# [What this task involves]
Filter the data below for the string "seaborn" and copy each matching line.

# [Material]
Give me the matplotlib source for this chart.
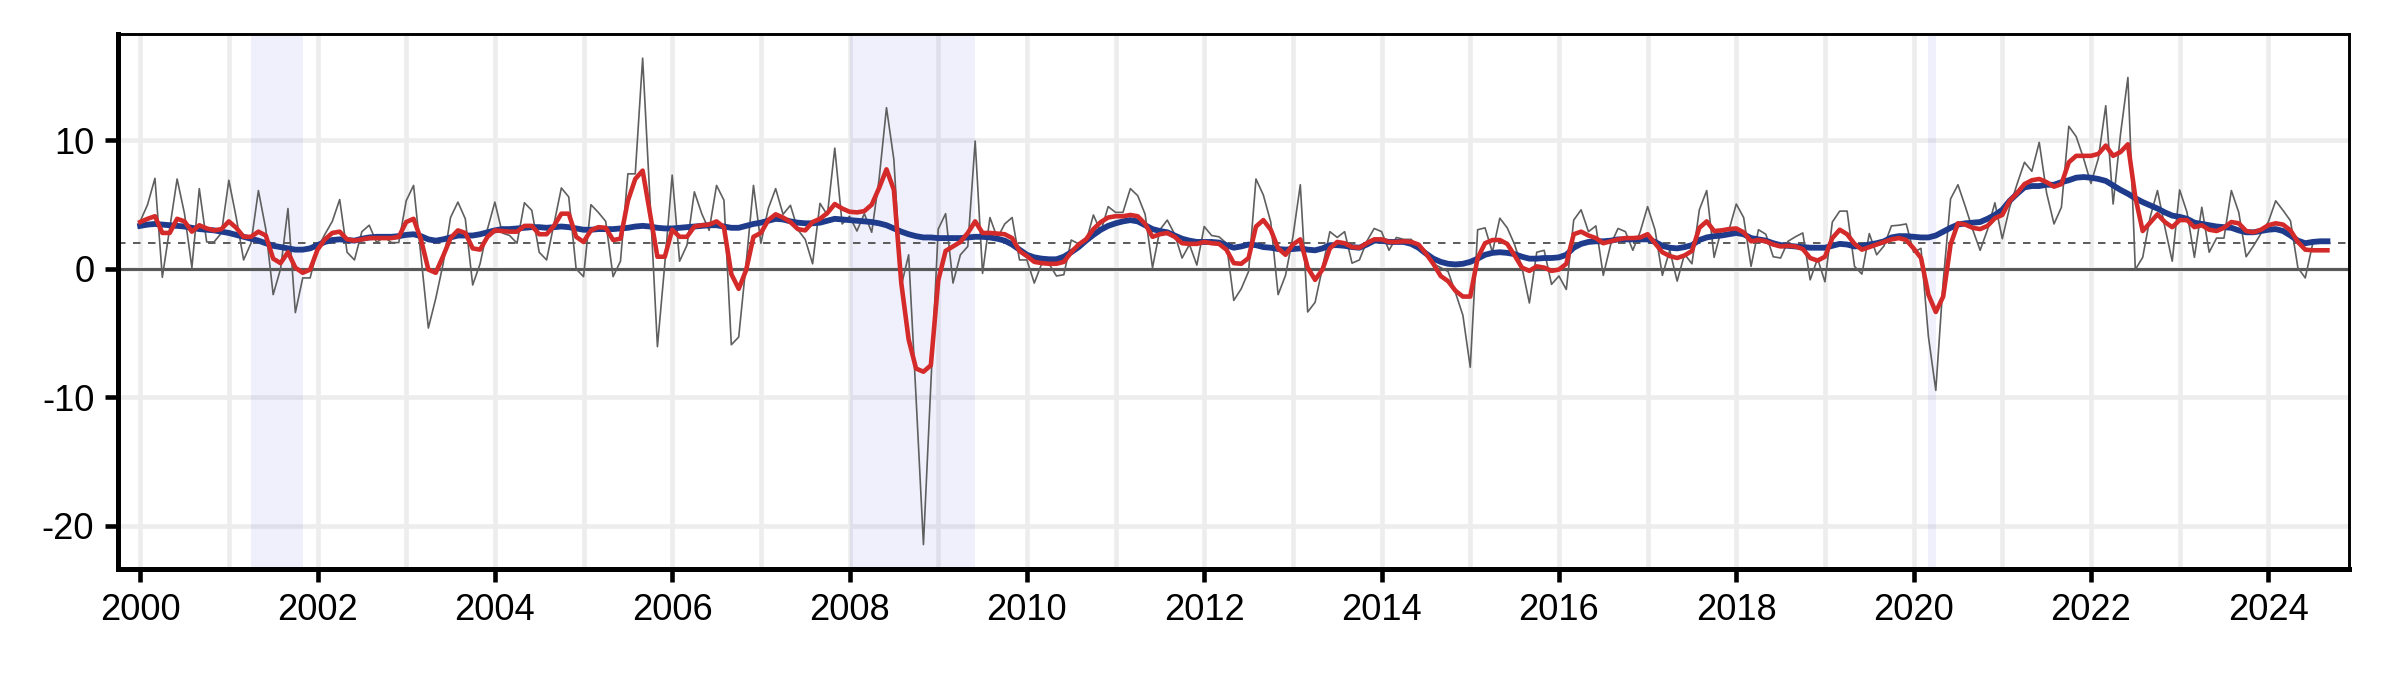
...
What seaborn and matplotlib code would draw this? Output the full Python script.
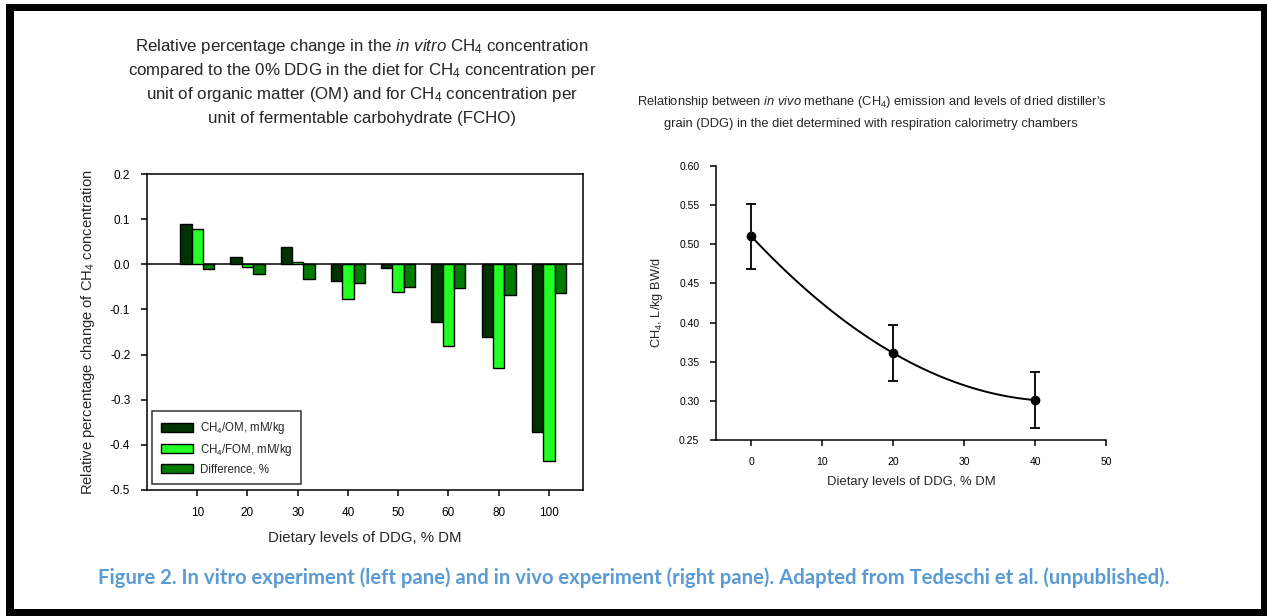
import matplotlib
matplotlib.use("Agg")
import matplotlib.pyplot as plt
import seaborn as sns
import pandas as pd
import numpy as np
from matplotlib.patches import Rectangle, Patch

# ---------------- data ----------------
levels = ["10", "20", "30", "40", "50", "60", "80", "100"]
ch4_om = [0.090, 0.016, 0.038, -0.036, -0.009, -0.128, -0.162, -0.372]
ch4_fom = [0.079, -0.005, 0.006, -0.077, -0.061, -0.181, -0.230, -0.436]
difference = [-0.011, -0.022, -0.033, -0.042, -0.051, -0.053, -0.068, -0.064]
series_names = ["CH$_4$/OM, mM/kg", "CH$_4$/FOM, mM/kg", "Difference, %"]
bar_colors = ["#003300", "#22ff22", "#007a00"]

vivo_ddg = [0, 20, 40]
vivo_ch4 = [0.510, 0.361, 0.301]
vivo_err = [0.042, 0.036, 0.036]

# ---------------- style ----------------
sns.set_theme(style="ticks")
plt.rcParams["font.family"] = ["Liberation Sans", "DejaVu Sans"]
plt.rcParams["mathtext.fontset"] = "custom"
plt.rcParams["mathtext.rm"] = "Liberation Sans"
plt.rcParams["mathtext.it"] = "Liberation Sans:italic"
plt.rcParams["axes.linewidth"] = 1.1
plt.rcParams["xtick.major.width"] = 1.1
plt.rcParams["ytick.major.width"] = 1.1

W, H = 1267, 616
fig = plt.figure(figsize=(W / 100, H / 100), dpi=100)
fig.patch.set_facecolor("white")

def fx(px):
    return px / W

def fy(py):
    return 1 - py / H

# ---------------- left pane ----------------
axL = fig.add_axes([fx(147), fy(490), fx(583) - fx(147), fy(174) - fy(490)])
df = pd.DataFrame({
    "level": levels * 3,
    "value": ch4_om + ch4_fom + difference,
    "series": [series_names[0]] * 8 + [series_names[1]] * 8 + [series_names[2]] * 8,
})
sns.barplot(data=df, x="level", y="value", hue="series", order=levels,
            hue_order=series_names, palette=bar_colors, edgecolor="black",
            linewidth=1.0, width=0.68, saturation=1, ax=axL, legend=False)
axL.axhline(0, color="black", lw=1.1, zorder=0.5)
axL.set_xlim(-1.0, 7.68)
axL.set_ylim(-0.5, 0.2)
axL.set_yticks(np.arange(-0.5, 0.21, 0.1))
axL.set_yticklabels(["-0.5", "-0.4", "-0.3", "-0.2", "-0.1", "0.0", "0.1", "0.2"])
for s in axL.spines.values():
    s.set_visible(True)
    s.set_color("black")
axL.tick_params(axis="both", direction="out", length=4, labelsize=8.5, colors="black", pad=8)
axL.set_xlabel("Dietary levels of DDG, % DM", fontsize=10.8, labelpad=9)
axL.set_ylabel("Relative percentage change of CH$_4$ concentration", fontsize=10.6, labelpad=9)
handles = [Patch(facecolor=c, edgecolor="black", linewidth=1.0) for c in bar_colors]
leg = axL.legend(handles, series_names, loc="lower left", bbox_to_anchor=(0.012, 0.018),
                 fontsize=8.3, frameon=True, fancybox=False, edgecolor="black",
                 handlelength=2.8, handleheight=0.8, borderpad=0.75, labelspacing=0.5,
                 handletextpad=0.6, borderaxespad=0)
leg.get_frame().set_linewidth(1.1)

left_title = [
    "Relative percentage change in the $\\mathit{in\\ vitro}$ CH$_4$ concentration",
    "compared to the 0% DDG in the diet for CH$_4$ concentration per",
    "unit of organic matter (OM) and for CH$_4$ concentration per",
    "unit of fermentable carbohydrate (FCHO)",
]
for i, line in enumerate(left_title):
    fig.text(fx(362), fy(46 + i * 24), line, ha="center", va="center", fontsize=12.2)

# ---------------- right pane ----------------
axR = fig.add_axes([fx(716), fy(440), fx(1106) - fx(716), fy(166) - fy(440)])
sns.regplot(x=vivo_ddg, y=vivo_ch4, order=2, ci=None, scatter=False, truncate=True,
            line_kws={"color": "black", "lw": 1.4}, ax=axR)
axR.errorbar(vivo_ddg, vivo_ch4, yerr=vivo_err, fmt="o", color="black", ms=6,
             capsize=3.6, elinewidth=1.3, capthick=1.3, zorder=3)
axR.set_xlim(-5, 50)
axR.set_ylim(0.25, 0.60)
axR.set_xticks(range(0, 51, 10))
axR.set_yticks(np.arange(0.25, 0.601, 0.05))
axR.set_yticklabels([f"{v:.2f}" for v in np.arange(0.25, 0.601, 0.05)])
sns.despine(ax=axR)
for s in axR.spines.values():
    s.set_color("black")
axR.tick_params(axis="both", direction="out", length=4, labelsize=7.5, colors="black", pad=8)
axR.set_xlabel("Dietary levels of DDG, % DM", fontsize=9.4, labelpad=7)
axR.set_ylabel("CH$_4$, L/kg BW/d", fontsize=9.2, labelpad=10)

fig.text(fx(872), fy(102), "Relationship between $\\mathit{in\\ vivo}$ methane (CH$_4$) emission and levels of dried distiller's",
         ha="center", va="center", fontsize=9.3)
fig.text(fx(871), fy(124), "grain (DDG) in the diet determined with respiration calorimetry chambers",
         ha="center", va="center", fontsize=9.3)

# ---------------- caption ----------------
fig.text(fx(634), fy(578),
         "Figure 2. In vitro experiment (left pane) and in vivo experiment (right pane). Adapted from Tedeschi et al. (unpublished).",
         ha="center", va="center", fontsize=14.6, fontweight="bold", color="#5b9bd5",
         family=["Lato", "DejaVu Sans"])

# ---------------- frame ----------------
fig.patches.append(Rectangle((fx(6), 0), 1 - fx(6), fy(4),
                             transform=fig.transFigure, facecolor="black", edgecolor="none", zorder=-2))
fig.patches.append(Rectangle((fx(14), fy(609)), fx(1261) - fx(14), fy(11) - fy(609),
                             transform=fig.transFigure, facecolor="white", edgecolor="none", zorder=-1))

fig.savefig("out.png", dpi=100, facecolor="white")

# [Solved problem]
What seaborn and matplotlib code would draw this? Output the full Python script.
import seaborn as sns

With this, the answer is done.